Most people think about making sure Google can find their important pages, but it’s easy to forget that there are likely pages you don’t want Googlebot to find. These might include things like old URLs that have thin content, duplicate URLs (such as sort-and-filter parameters for e-commerce), special promo code pages, staging or test pages, and so on.
Now that we know what indexing and crawling are, let’s talk about how search engine corporations, like Google, go on to improve their rankings.
How the Quality of Search Results is Checked
Most major search engines have a human-powered relevance measurement system which acts as an oracle for completeness and correctness. It also lets you measure how good you are relative to your competitors. It usually works something like this:
- Generate a sample of a few thousand search queries that users issue on your search engine. The idea here is to get a representative sample of the searches that you want to be able to do a good job at.
- Issue those search queries on your search engine and extract the top few results. Also extract results for the same queries for each of the competitors that you care about.
- Train a set of human raters to rate the quality of these results. At the very least, this rating process involves following a set of guidelines which define what an excellent/average/bad search result is. Usually, it’s much more nuanced than that and the raters are trained to rate the searches and results based on a bunch of different factors.
- Repeat the “extract results - rate results” step after regular intervals to ensure you have the freshest set of results and the ratings for these.
This kind of a human-powered relevance measurement system gives you an oracle of what the best results for the representative set of search queries are. This data helps search engines in a bunch of ways, including:
- You can calculate the same quality metric for your competitors and see how good they are and how they compare against you.
- You can also calculate this quality metric on various segments of your search query set (e.g. news searches vs. navigational searches vs. local intent searches etc.) and see how each of these segments perform. These tell you what your strengths and weaknesses are. E.g. you might see from this that you consistently underperform for “news” searches compared to your competitors. Going with the stock market analogy, this is similar to a stock index which tracks a specific sector of companies such as the NASDAQ-100 Technology Sector Index.
- The quality metric lets you see how you improve over time as you update your search ranking algorithms. It also lets you see how your competitors improve over time.
- This data also serves as a really good training data for training and evaluating your ranking models.

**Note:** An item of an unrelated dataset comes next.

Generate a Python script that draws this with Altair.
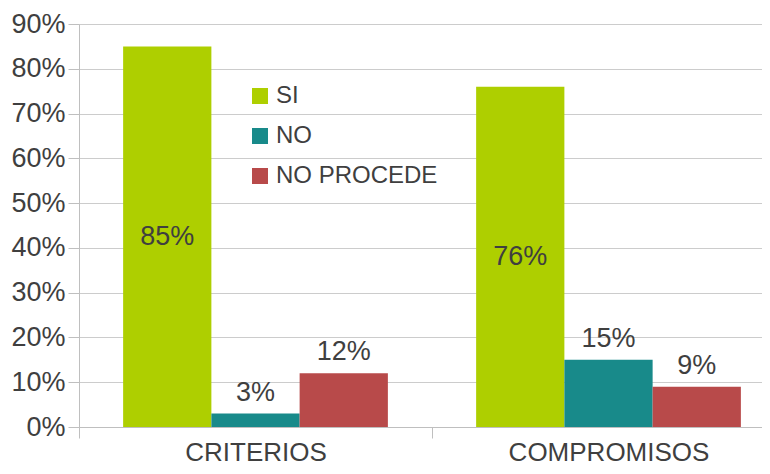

In layman’s terms, this means you build your search ranking algorithm in a way that it returns the higher rated results above the lower rated results for as many searches as possible.
- Using this rating data for ranking also helps make your search engine less “gameable” for SEO practitioners. E.g. Let’s say instead of human ratings, the search engine uses the number of clicks on a search result as a measure of how good a result is. A “click-based” system like this could be easily exploited for SEO, and websites could boost the rank of their (crappy) results just by paying lots of people to click on their result lots of times.
Google’s exact algorithm is a mystery and is going to remain this way for a long time, but this article should give you sufficient idea about how search engines find, interpret, store, and rank content.